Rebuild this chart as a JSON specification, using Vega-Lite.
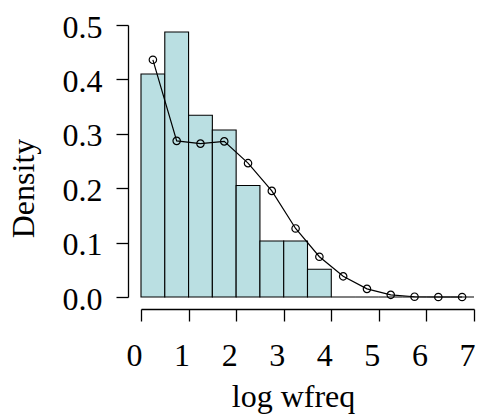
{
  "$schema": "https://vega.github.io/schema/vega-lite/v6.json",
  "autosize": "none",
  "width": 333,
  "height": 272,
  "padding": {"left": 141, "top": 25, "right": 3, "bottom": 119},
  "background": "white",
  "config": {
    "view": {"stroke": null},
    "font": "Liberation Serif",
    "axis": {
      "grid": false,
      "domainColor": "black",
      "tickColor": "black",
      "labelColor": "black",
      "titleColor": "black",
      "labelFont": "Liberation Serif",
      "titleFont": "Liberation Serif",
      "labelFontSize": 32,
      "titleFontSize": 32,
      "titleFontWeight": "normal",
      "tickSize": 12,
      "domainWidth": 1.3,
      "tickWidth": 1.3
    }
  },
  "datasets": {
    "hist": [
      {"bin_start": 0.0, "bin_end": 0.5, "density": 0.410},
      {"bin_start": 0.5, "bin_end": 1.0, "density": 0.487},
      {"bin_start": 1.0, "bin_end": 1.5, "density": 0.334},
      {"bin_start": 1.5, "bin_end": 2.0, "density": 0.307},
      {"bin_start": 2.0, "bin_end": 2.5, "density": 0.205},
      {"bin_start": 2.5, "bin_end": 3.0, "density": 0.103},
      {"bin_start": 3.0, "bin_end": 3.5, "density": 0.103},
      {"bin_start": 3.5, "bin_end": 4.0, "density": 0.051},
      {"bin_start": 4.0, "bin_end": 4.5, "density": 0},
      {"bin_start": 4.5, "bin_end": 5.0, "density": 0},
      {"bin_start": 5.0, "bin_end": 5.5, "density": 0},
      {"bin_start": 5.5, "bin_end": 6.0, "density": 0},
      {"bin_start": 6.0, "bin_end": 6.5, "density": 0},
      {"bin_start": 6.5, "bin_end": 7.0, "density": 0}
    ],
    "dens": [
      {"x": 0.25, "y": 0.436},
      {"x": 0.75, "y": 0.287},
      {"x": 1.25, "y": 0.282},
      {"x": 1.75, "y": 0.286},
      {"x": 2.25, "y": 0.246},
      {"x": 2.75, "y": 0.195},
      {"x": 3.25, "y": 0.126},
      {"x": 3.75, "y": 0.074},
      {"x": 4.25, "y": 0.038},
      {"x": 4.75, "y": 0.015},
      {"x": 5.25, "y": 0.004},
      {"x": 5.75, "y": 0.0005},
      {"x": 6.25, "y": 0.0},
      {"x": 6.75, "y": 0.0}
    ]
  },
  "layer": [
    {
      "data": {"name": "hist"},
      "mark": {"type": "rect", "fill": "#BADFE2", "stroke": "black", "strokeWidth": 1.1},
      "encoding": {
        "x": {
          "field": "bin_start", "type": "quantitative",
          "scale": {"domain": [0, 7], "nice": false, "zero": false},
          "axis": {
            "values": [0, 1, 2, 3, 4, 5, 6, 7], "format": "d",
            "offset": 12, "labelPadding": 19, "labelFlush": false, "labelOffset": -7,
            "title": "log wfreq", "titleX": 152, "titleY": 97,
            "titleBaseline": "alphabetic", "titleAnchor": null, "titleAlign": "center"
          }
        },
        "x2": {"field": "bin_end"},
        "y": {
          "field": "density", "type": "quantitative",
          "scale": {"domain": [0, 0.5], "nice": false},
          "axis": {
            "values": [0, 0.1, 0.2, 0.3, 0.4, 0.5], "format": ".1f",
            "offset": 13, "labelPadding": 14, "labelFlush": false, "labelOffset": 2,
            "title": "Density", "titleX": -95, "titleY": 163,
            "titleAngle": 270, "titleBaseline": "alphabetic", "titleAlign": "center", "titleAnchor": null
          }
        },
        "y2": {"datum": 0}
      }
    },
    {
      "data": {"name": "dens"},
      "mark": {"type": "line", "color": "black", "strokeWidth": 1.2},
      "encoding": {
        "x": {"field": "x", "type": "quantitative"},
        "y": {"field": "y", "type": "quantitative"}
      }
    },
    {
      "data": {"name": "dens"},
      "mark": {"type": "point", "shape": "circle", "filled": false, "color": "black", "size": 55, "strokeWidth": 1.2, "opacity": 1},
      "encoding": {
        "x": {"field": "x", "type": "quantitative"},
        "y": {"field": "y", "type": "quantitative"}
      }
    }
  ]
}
===============
> _WRITTEN REQUEST_:
Return each line from the material above exactly, but not the pictures.

> _RESPONSE FOR THIS EXERCISE_:
Rebuild this chart as a JSON specification, using Vega-Lite.
{
  "$schema": "https://vega.github.io/schema/vega-lite/v6.json",
  "autosize": "none",
  "width": 333,
  "height": 272,
  "padding": {"left": 141, "top": 25, "right": 3, "bottom": 119},
  "background": "white",
  "config": {
    "view": {"stroke": null},
    "font": "Liberation Serif",
    "axis": {
      "grid": false,
      "domainColor": "black",
      "tickColor": "black",
      "labelColor": "black",
      "titleColor": "black",
      "labelFont": "Liberation Serif",
      "titleFont": "Liberation Serif",
      "labelFontSize": 32,
      "titleFontSize": 32,
      "titleFontWeight": "normal",
      "tickSize": 12,
      "domainWidth": 1.3,
      "tickWidth": 1.3
    }
  },
  "datasets": {
    "hist": [
      {"bin_start": 0.0, "bin_end": 0.5, "density": 0.410},
      {"bin_start": 0.5, "bin_end": 1.0, "density": 0.487},
      {"bin_start": 1.0, "bin_end": 1.5, "density": 0.334},
      {"bin_start": 1.5, "bin_end": 2.0, "density": 0.307},
      {"bin_start": 2.0, "bin_end": 2.5, "density": 0.205},
      {"bin_start": 2.5, "bin_end": 3.0, "density": 0.103},
      {"bin_start": 3.0, "bin_end": 3.5, "density": 0.103},
      {"bin_start": 3.5, "bin_end": 4.0, "density": 0.051},
      {"bin_start": 4.0, "bin_end": 4.5, "density": 0},
      {"bin_start": 4.5, "bin_end": 5.0, "density": 0},
      {"bin_start": 5.0, "bin_end": 5.5, "density": 0},
      {"bin_start": 5.5, "bin_end": 6.0, "density": 0},
      {"bin_start": 6.0, "bin_end": 6.5, "density": 0},
      {"bin_start": 6.5, "bin_end": 7.0, "density": 0}
    ],
    "dens": [
      {"x": 0.25, "y": 0.436},
      {"x": 0.75, "y": 0.287},
      {"x": 1.25, "y": 0.282},
      {"x": 1.75, "y": 0.286},
      {"x": 2.25, "y": 0.246},
      {"x": 2.75, "y": 0.195},
      {"x": 3.25, "y": 0.126},
      {"x": 3.75, "y": 0.074},
      {"x": 4.25, "y": 0.038},
      {"x": 4.75, "y": 0.015},
      {"x": 5.25, "y": 0.004},
      {"x": 5.75, "y": 0.0005},
      {"x": 6.25, "y": 0.0},
      {"x": 6.75, "y": 0.0}
    ]
  },
  "layer": [
    {
      "data": {"name": "hist"},
      "mark": {"type": "rect", "fill": "#BADFE2", "stroke": "black", "strokeWidth": 1.1},
      "encoding": {
        "x": {
          "field": "bin_start", "type": "quantitative",
          "scale": {"domain": [0, 7], "nice": false, "zero": false},
          "axis": {
            "values": [0, 1, 2, 3, 4, 5, 6, 7], "format": "d",
            "offset": 12, "labelPadding": 19, "labelFlush": false, "labelOffset": -7,
            "title": "log wfreq", "titleX": 152, "titleY": 97,
            "titleBaseline": "alphabetic", "titleAnchor": null, "titleAlign": "center"
          }
        },
        "x2": {"field": "bin_end"},
        "y": {
          "field": "density", "type": "quantitative",
          "scale": {"domain": [0, 0.5], "nice": false},
          "axis": {
            "values": [0, 0.1, 0.2, 0.3, 0.4, 0.5], "format": ".1f",
            "offset": 13, "labelPadding": 14, "labelFlush": false, "labelOffset": 2,
            "title": "Density", "titleX": -95, "titleY": 163,
            "titleAngle": 270, "titleBaseline": "alphabetic", "titleAlign": "center", "titleAnchor": null
          }
        },
        "y2": {"datum": 0}
      }
    },
    {
      "data": {"name": "dens"},
      "mark": {"type": "line", "color": "black", "strokeWidth": 1.2},
      "encoding": {
        "x": {"field": "x", "type": "quantitative"},
        "y": {"field": "y", "type": "quantitative"}
      }
    },
    {
      "data": {"name": "dens"},
      "mark": {"type": "point", "shape": "circle", "filled": false, "color": "black", "size": 55, "strokeWidth": 1.2, "opacity": 1},
      "encoding": {
        "x": {"field": "x", "type": "quantitative"},
        "y": {"field": "y", "type": "quantitative"}
      }
    }
  ]
}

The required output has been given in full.